Request:
Scan the records below for the line containing "Convert this chart" and the line containing "const fmt = (v: number)". Copy both, plus every line between, exactly.

Listed records:
* * * *
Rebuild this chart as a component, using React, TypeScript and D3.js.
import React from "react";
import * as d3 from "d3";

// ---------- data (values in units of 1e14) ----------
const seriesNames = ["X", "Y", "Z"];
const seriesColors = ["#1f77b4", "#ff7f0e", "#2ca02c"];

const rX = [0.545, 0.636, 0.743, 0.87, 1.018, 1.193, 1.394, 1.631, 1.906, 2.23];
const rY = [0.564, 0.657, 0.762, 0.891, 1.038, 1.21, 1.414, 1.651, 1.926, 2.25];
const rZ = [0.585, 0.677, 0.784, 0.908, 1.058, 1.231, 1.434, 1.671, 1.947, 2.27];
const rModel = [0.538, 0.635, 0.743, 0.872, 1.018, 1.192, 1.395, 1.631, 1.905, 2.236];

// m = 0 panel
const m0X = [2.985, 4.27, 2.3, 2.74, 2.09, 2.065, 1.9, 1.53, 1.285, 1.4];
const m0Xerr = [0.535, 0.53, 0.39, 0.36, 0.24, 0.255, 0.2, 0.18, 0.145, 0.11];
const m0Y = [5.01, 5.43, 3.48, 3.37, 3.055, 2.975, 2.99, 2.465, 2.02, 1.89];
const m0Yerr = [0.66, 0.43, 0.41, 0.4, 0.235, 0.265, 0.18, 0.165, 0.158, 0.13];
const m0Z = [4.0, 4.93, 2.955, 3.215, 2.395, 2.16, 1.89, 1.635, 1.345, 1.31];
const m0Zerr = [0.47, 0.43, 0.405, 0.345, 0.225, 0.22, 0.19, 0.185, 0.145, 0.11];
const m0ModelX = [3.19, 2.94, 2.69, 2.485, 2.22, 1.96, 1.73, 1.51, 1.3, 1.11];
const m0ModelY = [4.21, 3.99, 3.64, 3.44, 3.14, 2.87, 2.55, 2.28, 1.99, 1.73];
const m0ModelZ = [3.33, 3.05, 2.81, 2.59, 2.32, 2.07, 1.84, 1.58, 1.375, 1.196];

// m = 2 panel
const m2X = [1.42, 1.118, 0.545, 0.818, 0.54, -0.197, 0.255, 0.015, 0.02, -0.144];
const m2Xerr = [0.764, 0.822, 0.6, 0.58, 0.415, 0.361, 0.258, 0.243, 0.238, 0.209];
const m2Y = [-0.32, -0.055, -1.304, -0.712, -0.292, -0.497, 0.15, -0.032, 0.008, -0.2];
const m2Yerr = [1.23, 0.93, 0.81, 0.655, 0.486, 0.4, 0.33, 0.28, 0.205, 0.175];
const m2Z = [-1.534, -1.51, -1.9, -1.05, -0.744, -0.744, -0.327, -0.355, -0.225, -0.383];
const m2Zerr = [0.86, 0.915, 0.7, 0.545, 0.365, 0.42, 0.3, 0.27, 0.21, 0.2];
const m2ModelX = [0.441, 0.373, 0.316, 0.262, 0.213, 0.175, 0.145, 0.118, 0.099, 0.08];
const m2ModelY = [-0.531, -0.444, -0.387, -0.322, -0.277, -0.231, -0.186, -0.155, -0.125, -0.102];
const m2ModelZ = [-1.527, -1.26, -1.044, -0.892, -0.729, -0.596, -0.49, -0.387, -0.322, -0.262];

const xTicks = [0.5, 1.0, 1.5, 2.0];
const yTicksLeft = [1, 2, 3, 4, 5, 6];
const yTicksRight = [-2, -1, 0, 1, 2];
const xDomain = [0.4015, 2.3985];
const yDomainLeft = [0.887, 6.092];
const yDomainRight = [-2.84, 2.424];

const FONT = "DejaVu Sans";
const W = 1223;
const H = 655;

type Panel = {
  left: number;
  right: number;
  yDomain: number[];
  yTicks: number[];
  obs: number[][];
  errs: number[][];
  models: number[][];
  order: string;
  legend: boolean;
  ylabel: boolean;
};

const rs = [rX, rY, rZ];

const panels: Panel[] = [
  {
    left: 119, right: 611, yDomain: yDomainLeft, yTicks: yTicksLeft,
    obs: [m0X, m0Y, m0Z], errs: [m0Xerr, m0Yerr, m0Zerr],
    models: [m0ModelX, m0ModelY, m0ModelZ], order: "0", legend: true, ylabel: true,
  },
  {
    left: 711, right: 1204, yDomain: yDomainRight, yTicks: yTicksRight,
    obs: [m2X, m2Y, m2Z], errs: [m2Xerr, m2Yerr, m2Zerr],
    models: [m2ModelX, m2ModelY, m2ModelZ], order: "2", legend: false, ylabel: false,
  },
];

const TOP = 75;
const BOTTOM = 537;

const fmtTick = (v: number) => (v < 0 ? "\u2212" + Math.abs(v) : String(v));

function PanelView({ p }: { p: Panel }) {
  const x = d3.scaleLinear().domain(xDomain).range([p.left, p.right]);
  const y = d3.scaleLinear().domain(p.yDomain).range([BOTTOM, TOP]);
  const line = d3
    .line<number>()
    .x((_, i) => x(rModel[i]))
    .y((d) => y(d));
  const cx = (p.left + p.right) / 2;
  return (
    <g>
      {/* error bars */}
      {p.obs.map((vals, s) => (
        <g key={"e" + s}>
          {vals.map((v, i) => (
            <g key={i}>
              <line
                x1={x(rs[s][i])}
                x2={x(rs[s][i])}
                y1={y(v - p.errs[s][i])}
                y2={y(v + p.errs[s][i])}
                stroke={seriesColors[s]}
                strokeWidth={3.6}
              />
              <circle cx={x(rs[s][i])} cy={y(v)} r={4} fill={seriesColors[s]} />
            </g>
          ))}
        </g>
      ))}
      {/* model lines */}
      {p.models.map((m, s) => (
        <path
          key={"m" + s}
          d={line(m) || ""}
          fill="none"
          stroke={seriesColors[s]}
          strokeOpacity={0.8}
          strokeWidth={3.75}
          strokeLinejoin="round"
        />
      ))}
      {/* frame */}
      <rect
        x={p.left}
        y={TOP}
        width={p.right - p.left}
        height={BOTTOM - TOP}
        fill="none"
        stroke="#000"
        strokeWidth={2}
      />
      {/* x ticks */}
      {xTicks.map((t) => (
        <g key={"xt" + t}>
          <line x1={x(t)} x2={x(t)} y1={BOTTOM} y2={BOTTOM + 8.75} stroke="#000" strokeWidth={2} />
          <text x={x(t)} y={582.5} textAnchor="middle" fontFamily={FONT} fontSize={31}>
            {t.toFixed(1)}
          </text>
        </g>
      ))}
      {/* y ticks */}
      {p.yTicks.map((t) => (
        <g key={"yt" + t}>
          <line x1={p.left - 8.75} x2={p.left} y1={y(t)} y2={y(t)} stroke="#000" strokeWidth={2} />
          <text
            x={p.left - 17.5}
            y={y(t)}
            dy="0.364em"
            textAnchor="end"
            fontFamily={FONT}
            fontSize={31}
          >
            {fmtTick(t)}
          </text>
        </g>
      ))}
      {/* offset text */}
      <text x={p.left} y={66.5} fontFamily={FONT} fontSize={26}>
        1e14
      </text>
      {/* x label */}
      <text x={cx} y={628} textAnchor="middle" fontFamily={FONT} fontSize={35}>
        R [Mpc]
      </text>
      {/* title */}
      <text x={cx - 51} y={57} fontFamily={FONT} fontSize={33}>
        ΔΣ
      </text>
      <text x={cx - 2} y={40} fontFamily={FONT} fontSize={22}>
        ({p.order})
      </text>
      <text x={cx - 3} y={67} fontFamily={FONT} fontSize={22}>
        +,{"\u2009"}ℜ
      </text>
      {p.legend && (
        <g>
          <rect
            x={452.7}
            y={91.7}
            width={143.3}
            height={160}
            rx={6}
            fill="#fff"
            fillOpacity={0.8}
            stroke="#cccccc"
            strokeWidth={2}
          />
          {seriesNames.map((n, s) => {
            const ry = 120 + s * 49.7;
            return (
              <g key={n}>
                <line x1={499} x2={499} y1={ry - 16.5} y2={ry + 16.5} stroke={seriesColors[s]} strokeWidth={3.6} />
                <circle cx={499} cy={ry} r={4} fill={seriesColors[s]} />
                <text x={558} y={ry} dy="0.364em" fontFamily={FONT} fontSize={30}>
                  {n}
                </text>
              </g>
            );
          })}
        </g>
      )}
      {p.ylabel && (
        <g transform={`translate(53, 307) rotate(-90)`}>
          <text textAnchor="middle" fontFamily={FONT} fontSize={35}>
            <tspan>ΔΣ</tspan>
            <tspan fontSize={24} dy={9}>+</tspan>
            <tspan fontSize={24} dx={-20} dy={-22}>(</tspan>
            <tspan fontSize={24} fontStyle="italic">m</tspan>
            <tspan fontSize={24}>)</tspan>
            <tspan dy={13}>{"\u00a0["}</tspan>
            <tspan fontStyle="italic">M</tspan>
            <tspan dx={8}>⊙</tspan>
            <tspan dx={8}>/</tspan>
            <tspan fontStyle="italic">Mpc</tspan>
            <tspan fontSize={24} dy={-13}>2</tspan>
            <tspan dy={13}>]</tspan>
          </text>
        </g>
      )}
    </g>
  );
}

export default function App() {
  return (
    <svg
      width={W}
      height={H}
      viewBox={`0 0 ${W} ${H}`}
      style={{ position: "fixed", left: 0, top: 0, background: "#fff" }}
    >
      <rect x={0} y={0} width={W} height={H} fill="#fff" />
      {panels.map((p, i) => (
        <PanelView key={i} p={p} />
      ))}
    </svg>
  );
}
* * * *
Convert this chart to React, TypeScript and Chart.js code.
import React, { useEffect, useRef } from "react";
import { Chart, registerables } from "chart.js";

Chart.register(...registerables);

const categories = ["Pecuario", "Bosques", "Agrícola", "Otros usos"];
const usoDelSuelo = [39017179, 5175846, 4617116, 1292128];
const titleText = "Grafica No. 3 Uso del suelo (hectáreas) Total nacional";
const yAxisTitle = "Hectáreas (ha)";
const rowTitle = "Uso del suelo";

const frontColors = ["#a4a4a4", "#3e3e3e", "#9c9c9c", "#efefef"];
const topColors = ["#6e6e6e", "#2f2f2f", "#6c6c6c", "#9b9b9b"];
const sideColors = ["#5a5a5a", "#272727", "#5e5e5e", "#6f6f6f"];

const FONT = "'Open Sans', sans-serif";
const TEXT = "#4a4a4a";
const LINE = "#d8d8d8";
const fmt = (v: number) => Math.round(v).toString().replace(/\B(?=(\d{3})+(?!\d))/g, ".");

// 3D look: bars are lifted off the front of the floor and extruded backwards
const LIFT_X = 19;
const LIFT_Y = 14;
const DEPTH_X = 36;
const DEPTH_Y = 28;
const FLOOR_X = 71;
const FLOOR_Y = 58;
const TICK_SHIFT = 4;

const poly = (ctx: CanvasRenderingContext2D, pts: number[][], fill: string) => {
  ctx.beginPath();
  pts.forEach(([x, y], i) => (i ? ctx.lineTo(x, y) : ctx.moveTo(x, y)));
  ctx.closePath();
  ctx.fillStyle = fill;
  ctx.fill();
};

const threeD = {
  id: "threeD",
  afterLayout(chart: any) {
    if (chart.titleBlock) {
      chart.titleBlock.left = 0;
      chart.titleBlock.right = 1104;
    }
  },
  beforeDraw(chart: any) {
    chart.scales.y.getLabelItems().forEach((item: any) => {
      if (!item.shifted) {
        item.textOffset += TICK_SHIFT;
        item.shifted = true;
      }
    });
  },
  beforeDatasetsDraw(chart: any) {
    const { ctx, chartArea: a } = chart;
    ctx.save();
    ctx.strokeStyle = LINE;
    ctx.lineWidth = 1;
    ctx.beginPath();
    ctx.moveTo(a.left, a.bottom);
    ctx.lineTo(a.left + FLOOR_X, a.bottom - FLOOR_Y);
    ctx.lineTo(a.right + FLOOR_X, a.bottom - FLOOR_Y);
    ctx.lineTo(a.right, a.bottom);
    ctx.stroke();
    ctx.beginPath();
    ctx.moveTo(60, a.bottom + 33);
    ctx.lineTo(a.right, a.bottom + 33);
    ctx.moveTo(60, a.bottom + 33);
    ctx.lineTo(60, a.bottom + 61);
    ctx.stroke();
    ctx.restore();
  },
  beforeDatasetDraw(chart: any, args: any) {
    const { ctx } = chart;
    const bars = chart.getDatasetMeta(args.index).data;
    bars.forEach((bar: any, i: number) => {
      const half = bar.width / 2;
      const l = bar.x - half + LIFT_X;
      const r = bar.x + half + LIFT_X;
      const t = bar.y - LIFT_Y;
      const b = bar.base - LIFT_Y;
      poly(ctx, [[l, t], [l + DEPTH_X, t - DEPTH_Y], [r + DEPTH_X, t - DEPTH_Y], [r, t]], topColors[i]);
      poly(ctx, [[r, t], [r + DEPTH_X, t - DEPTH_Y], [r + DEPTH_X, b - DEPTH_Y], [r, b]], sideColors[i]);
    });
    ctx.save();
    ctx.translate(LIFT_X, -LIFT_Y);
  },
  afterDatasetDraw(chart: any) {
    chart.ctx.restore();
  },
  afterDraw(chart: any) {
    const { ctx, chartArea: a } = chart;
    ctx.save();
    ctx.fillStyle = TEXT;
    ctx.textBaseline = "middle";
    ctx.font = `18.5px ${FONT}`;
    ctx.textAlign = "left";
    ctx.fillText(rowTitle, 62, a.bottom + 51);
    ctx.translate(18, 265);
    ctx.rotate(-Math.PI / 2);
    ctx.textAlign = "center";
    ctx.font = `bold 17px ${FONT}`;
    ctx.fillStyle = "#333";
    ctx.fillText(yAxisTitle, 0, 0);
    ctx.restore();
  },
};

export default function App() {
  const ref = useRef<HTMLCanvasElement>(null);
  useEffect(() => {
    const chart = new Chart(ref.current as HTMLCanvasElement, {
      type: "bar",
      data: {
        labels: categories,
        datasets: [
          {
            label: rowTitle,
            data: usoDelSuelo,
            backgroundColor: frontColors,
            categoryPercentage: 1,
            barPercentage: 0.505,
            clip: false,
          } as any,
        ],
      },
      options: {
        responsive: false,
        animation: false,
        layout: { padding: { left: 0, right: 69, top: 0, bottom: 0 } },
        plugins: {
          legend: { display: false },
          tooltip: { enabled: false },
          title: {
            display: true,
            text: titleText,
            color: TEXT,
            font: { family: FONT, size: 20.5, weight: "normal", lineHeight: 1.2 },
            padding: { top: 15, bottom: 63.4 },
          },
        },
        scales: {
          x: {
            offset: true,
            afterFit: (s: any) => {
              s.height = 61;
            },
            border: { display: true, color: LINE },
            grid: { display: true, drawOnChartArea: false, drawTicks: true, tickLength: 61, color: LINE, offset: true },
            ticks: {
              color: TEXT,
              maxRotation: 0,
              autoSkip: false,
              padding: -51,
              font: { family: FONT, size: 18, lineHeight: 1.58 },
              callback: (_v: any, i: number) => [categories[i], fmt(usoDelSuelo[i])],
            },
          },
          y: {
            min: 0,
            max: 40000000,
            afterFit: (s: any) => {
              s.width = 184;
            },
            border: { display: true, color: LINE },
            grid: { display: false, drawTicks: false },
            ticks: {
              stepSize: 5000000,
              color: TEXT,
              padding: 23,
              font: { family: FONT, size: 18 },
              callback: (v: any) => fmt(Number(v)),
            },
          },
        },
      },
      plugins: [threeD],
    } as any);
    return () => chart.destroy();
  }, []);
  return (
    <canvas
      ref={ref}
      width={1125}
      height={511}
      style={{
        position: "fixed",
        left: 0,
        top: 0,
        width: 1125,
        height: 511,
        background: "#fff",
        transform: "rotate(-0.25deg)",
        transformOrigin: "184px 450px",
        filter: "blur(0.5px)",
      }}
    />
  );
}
* * * *
Task solution:
Convert this chart to React, TypeScript and Chart.js code.
import React, { useEffect, useRef } from "react";
import { Chart, registerables } from "chart.js";

Chart.register(...registerables);

const categories = ["Pecuario", "Bosques", "Agrícola", "Otros usos"];
const usoDelSuelo = [39017179, 5175846, 4617116, 1292128];
const titleText = "Grafica No. 3 Uso del suelo (hectáreas) Total nacional";
const yAxisTitle = "Hectáreas (ha)";
const rowTitle = "Uso del suelo";

const frontColors = ["#a4a4a4", "#3e3e3e", "#9c9c9c", "#efefef"];
const topColors = ["#6e6e6e", "#2f2f2f", "#6c6c6c", "#9b9b9b"];
const sideColors = ["#5a5a5a", "#272727", "#5e5e5e", "#6f6f6f"];

const FONT = "'Open Sans', sans-serif";
const TEXT = "#4a4a4a";
const LINE = "#d8d8d8";
const fmt = (v: number) => Math.round(v).toString().replace(/\B(?=(\d{3})+(?!\d))/g, ".");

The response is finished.